Increasing the prices of these drinks, Mallya said, could help to decrease consumption. But even if the sugary beverage tax ever makes its way through City Council, there will still be the other side of the equation to consider: making healthy food more accessible in low-income neighborhoods.
This is where The Food Trust comes in. The Food Trust is a 19-year-old Philadelphia nonprofit that exists for the sole purpose of making healthy food accessible to everyone. Its Healthy Corner Store Initiative, in partnership with the Department of Public Health, aims to convert junk food stores into fresh food stores.
Olivares, a corner store at 1718 Wharton St. in South Philadelphia, is one of the stores that the Food Trust has assisted in such a conversion.

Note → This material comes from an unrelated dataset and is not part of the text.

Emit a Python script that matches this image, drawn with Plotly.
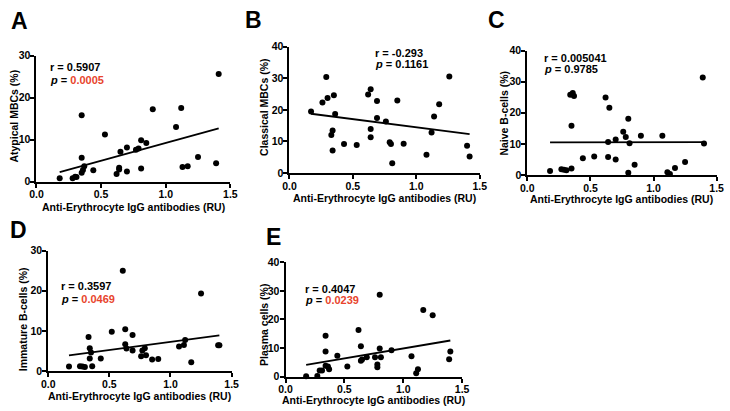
import numpy as np
import plotly.graph_objects as go

# anti-erythrocyte IgG (RU) per donor, read separately in each panel
x_a = [0.18, 0.28, 0.30, 0.31, 0.35, 0.35, 0.35, 0.36, 0.37, 0.44, 0.53, 0.62, 0.64, 0.64, 0.65,
       0.70, 0.70, 0.77, 0.79, 0.81, 0.81, 0.85, 0.90, 1.08, 1.12, 1.13, 1.17, 1.25, 1.39, 1.41]
y_a = [0.85, 0.85, 1.2, 1.15, 15.8, 5.7, 2.15, 2.8, 3.7, 2.7, 11.2, 1.85, 3.3, 2.9, 7.1,
       8.15, 2.4, 7.6, 7.9, 3.15, 9.85, 9.2, 17.2, 13.0, 17.5, 3.5, 3.7, 5.9, 4.4, 25.6]

x_b = [0.17, 0.26, 0.29, 0.30, 0.35, 0.34, 0.33, 0.34, 0.36, 0.43, 0.53, 0.62, 0.64, 0.64, 0.64,
       0.69, 0.69, 0.76, 0.79, 0.80, 0.81, 0.85, 0.90, 1.08, 1.12, 1.14, 1.18, 1.26, 1.40, 1.42]
y_b = [19.5, 22.3, 30.4, 23.8, 24.6, 13.5, 12.0, 7.1, 18.7, 9.2, 8.9, 24.9, 26.5, 11.3, 13.9,
       22.8, 17.4, 16.3, 9.7, 9.2, 3.1, 23.0, 9.3, 5.8, 12.8, 17.9, 21.8, 30.6, 8.6, 5.2]

x_c = [0.18, 0.27, 0.29, 0.31, 0.34, 0.36, 0.37, 0.35, 0.35, 0.44, 0.53, 0.62, 0.65, 0.64, 0.64,
       0.70, 0.70, 0.76, 0.78, 0.80, 0.81, 0.80, 0.85, 0.90, 1.07, 1.11, 1.13, 1.17, 1.25, 1.39, 1.40]
y_c = [1.25, 1.8, 1.7, 1.5, 25.8, 26.4, 25.4, 15.8, 2.1, 5.4, 5.9, 24.9, 21.6, 10.6, 5.8,
       11.4, 5.0, 13.9, 12.2, 18.1, 10.2, 0.7, 3.3, 12.6, 12.6, 0.9, 0.3, 2.2, 4.2, 31.4, 10.1]

x_d = [0.17, 0.26, 0.28, 0.30, 0.33, 0.34, 0.35, 0.34, 0.36, 0.43, 0.52, 0.61, 0.63, 0.63, 0.64,
       0.69, 0.69, 0.76, 0.77, 0.79, 0.80, 0.85, 0.90, 1.07, 1.11, 1.12, 1.17, 1.25, 1.39, 1.40]
y_d = [1.1, 1.2, 1.1, 1.0, 8.5, 5.7, 4.6, 3.1, 1.2, 3.1, 9.8, 25.0, 10.4, 6.7, 5.6,
       9.0, 5.1, 3.7, 5.1, 5.7, 3.9, 2.9, 3.0, 6.1, 6.5, 7.7, 2.2, 19.3, 6.4, 6.4]

x_e = [0.175, 0.27, 0.29, 0.31, 0.34, 0.34, 0.34, 0.36, 0.37, 0.44, 0.525, 0.62, 0.64, 0.64, 0.65,
       0.69, 0.76, 0.78, 0.78, 0.80, 0.80, 0.81, 0.90, 1.07, 1.11, 1.125, 1.17, 1.25, 1.39, 1.40]
y_e = [0.1, 0.2, 2.1, 2.1, 14.3, 8.8, 3.8, 3.5, 2.6, 7.3, 3.5, 16.3, 10.6, 5.5, 6.0,
       6.8, 6.8, 4.2, 3.3, 28.6, 9.8, 6.8, 9.2, 7.1, 1.2, 2.6, 23.3, 21.5, 6.1, 8.8]

y_titles = ["Atypical MBCs (%)", "Classical MBCs (%)", "Naive B-cells (%)",
            "Immature B-cells (%)", "Plasma cells (%)"]
r_values = ["0.5907", "-0.293", "0.005041", "0.3597", "0.4047"]
p_values = ["0.0005", "0.1161", "0.9785", "0.0469", "0.0239"]
significant = [True, False, False, True, True]
y_max = [30, 40, 40, 30, 40]
x_ticks = [0, 0.5, 1.0, 1.5]
x_title = "Anti-Erythrocyte IgG antibodies (RU)"

W, H = 730, 411
FONT = "Liberation Sans, Arial, sans-serif"
RED = "#e8442c"

# pixel layout of each panel: axis box (left, right, top, bottom), letter, y-title, x-title, stats
layout_px = [
    dict(box=(30, 227.7, 51, 181), letter=(13, 15), ytl=(7, 113), xtl=207.5, stats=(42, 63, 76.5)),
    dict(box=(288, 482, 42, 172), letter=(251, 14), ytl=(262, 104), xtl=198, stats=(373, 48, 60)),
    dict(box=(530.5, 723.5, 46, 174), letter=(499, 14), ytl=(506.5, 110), xtl=198.5, stats=(545, 53.5, 64.5)),
    dict(box=(42, 229, 252, 376), letter=(12, 231), ytl=(16, 323), xtl=401.5, stats=(53, 288.5, 301.5)),
    dict(box=(284, 464, 264, 381.7), letter=(272, 238), ytl=(262.5, 328), xtl=405.5, stats=(301.5, 291, 302.5)),
]


def px(x):
    return x / W


def py(y):
    return 1 - y / H


def note(x, y, text, size=11, xanchor="center", **kw):
    return dict(x=px(x), y=py(y), text=text, showarrow=False, xref="paper", yref="paper",
                xanchor=xanchor, yanchor="middle",
                font=dict(family=FONT, size=size, color="black", weight="bold"), **kw)


fig = go.Figure()
annotations = []
data = [(x_a, y_a), (x_b, y_b), (x_c, y_c), (x_d, y_d), (x_e, y_e)]
letters = ["A", "B", "C", "D", "E"]

for i, ((xs, ys), lp) in enumerate(zip(data, layout_px)):
    n = "" if i == 0 else str(i + 1)
    xa, ya = "x" + n, "y" + n
    left, right, top, bottom = lp["box"]

    fig.add_trace(go.Scatter(
        x=xs, y=ys, mode="markers", xaxis=xa, yaxis=ya, cliponaxis=False,
        marker=dict(color="black", size=6), showlegend=False,
    ))

    # linear regression line over the observed range
    slope, icpt = np.polyfit(xs, ys, 1)
    fx = [min(xs), max(xs)]
    fig.add_trace(go.Scatter(
        x=fx, y=[slope * v + icpt for v in fx], mode="lines", xaxis=xa, yaxis=ya,
        line=dict(color="black", width=1.8), showlegend=False, hoverinfo="skip",
    ))

    axis_common = dict(
        showline=True, linecolor="black", linewidth=2, ticks="outside", ticklen=4,
        tickwidth=2, tickcolor="black", showgrid=False, zeroline=False,
        ticklabelstandoff=-2,
        tickfont=dict(family=FONT, size=10.5, color="black", weight="bold"),
    )
    fig.update_layout({
        "xaxis" + n: dict(domain=[px(left), px(right)], range=[0, 1.5], anchor=ya,
                          tickvals=x_ticks, ticktext=["%.1f" % t for t in x_ticks],
                          **axis_common),
        "yaxis" + n: dict(domain=[py(bottom), py(top)], range=[0, y_max[i]], anchor=xa,
                          tickvals=list(range(0, y_max[i] + 1, 10)), **axis_common),
    })

    annotations.append(note(*lp["letter"], letters[i], size=23))
    annotations.append(note(*lp["ytl"], y_titles[i], size=10.5, textangle=-90))
    annotations.append(note((left + right) / 2, lp["xtl"], x_title, size=10.5))
    sx, sy1, sy2 = lp["stats"]
    pcol = RED if significant[i] else "black"
    annotations.append(note(sx, sy1, "r = " + r_values[i], xanchor="left"))
    annotations.append(note(sx, sy2, "<i>p</i> = <span style='color:%s'>%s</span>"
                            % (pcol, p_values[i]), xanchor="left"))

fig.update_layout(
    width=W, height=H, margin=dict(l=0, r=0, t=0, b=0),
    paper_bgcolor="white", plot_bgcolor="white",
    annotations=annotations, showlegend=False,
)

# drop the browser's default body margin so the figure sits at the page corner
fig.write_html("out.html", config={"displayModeBar": False},
               post_script="document.body.style.margin='0';")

Clara Santos, who owns the store, said she had wanted to start selling fresh food, but “was afraid people wouldn’t buy it.” Santos had already been selling bananas and onions, but is now selling an array of fresh fruits and vegetables. “I’d like to keep helping people to get healthier,” she said, “because that’s very good for the community.”
Still, Santos has to sell the things that, well, sell. “I’m not buying a huge amount of fruit,” she said. “I’m buying 16-pound bags. It doesn’t sell as much as the junk food; it’s easier for kids to buy junk.” Santos explained, however, that the fruits and vegetables she does buy don’t go to waste, and that she hasn’t had to throw any away.
Brianna Almaguer Sandoval, a project manager with The Food Trust, said she understands the process. “We’re interested in making sure storeowners can sell healthy food as a sustainable business model,” Sandoval said. “Junk food, although it’s an easy item to put on the shelves, it doesn’t make a lot of money for them.” Sandoval said that storeowners can potentially make better profits by selling healthy items.
Back at the William D. Kelley School, Stephanie Johnson, a grandmother who volunteers for the anti-junk food program, remains patient. “Change doesn’t happen over night,” she said. “It’s a process.”